[Start Records]

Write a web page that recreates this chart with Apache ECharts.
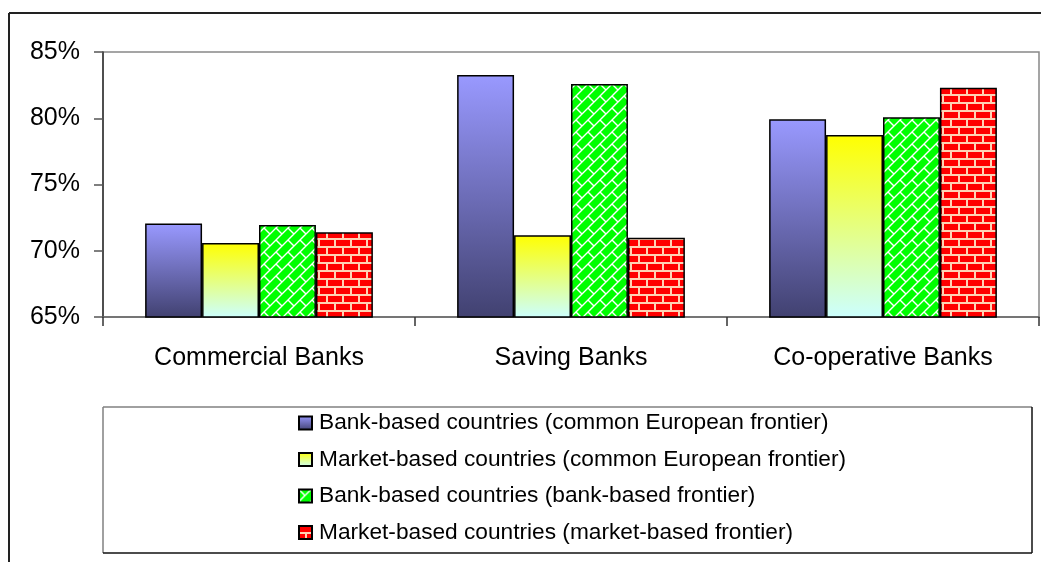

[End Records]
[Start Records]

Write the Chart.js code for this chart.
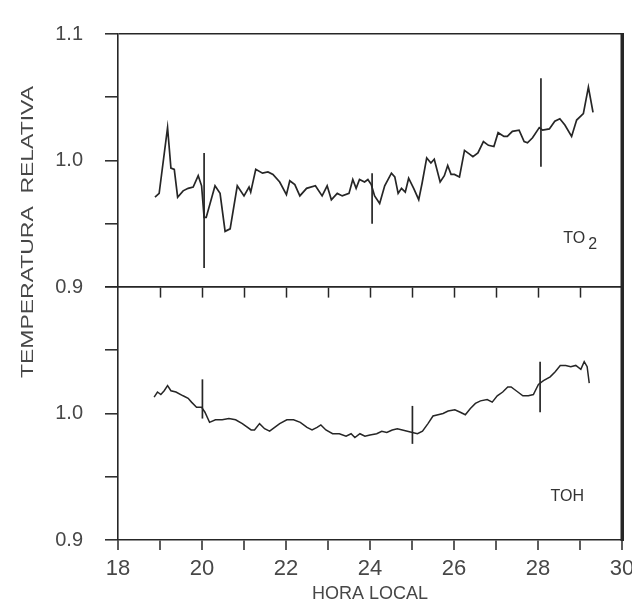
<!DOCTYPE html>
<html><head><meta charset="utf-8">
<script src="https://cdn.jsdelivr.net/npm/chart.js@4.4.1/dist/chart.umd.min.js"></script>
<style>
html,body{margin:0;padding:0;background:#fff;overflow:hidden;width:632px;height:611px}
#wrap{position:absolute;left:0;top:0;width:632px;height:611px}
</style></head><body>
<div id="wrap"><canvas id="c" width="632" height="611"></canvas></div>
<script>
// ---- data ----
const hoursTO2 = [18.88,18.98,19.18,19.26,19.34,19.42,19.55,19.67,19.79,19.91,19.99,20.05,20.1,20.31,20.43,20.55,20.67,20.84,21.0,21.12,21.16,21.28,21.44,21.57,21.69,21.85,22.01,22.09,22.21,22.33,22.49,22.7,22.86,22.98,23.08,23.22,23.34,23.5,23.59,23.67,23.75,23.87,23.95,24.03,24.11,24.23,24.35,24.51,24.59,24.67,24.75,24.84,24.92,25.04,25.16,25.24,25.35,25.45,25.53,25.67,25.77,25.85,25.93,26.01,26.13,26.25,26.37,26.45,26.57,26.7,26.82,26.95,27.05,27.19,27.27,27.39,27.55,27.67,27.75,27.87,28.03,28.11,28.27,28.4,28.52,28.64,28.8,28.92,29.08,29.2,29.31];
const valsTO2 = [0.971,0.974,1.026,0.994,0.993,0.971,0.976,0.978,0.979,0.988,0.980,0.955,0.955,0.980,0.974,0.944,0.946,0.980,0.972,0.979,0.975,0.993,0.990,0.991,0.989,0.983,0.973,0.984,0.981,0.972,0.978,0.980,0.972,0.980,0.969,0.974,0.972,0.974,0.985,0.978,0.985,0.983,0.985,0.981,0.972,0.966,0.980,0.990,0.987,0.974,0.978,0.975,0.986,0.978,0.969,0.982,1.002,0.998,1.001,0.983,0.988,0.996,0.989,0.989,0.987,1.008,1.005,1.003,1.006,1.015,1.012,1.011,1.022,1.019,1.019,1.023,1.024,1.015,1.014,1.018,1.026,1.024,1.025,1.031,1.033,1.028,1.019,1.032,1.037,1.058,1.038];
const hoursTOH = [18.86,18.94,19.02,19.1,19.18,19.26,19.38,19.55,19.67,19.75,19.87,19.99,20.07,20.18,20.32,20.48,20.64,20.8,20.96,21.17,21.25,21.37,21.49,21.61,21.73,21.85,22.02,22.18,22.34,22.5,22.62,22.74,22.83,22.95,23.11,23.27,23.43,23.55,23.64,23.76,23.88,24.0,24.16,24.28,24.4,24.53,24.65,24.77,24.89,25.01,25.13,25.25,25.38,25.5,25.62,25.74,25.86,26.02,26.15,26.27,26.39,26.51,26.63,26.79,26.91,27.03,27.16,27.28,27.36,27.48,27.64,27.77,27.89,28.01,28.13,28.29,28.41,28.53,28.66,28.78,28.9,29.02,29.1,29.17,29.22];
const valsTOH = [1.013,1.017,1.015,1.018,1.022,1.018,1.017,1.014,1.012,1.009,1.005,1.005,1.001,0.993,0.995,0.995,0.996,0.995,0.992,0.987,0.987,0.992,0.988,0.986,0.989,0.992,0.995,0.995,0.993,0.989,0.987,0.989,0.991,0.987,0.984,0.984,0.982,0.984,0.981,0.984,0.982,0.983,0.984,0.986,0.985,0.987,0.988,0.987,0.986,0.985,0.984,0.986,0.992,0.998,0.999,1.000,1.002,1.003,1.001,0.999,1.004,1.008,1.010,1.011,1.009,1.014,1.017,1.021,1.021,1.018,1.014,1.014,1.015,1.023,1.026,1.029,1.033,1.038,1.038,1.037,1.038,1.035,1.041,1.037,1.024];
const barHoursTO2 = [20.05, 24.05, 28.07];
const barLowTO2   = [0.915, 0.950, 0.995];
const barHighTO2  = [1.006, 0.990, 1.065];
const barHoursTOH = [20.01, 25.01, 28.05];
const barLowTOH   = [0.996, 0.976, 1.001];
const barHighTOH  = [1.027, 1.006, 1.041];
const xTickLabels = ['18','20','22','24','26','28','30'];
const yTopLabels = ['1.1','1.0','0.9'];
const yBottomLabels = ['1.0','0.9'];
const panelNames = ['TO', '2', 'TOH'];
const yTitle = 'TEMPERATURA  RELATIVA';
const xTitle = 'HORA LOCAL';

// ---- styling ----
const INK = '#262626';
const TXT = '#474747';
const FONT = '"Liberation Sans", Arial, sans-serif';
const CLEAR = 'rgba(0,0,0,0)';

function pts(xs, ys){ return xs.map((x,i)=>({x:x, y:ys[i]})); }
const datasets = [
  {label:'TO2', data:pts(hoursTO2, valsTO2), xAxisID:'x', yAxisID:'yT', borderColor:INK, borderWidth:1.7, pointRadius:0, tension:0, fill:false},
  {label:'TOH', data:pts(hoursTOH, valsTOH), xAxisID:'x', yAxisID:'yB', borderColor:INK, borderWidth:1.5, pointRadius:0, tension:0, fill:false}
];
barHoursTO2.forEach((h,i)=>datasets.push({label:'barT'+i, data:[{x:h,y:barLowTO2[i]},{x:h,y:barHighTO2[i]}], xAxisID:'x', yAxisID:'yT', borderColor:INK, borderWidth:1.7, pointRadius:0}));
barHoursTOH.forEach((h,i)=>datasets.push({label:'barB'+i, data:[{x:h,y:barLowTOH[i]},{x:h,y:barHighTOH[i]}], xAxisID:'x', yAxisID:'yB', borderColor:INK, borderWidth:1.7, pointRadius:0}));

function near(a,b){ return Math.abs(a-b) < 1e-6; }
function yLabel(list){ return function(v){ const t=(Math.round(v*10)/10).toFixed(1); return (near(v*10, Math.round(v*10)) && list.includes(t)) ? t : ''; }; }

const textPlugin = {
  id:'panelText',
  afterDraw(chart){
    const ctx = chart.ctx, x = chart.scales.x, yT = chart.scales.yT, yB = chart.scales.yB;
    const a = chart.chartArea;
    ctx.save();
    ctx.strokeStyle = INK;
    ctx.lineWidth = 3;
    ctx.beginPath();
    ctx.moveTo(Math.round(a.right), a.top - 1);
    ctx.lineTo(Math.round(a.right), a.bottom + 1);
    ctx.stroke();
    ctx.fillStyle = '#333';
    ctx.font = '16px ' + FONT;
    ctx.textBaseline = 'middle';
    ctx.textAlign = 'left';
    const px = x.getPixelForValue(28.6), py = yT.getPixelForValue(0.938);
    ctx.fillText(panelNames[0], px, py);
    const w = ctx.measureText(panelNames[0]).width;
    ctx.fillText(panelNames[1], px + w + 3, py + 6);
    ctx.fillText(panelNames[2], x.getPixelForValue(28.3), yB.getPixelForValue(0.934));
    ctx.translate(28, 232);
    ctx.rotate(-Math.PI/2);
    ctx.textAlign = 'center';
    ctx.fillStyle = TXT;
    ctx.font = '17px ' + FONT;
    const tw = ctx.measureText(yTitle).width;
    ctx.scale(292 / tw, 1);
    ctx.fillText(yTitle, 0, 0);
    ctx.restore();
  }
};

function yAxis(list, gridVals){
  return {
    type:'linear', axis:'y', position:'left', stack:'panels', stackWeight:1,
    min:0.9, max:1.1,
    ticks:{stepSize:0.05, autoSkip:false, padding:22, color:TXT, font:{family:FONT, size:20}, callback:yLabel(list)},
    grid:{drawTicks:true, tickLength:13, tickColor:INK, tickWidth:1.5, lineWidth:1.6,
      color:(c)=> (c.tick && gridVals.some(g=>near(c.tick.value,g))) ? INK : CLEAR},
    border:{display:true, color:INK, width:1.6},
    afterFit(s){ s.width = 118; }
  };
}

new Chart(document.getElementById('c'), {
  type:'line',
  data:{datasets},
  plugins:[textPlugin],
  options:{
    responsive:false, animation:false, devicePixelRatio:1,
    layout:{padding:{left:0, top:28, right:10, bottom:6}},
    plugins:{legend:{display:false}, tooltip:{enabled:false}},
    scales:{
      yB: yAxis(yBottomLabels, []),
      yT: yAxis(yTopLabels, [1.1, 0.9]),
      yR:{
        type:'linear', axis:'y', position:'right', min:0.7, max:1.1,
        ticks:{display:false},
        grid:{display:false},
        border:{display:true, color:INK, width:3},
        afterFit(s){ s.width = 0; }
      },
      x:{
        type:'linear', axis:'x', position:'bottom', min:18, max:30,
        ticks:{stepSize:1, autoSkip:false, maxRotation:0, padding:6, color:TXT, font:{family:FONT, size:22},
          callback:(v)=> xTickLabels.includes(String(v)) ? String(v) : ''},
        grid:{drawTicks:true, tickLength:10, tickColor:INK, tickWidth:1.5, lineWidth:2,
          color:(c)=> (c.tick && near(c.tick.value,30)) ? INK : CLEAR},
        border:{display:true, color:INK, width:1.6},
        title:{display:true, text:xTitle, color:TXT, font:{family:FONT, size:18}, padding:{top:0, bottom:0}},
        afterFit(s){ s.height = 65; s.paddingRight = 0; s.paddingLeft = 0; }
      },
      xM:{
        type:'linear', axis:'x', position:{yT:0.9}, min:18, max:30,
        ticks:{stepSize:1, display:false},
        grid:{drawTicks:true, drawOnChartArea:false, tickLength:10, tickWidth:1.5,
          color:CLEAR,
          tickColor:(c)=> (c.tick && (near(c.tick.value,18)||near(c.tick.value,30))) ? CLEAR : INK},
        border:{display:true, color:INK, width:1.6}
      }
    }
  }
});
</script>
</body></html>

[End Records]
[Start Records]

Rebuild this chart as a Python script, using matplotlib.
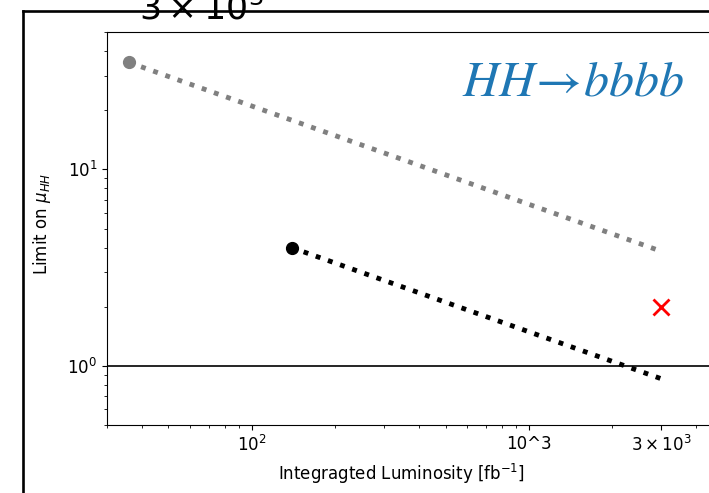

[End Records]

Your goal | Look through the data and gather every line with the string "this" in it.

Reply |
Write a web page that recreates this chart with Apache ECharts.
Write the Chart.js code for this chart.
Rebuild this chart as a Python script, using matplotlib.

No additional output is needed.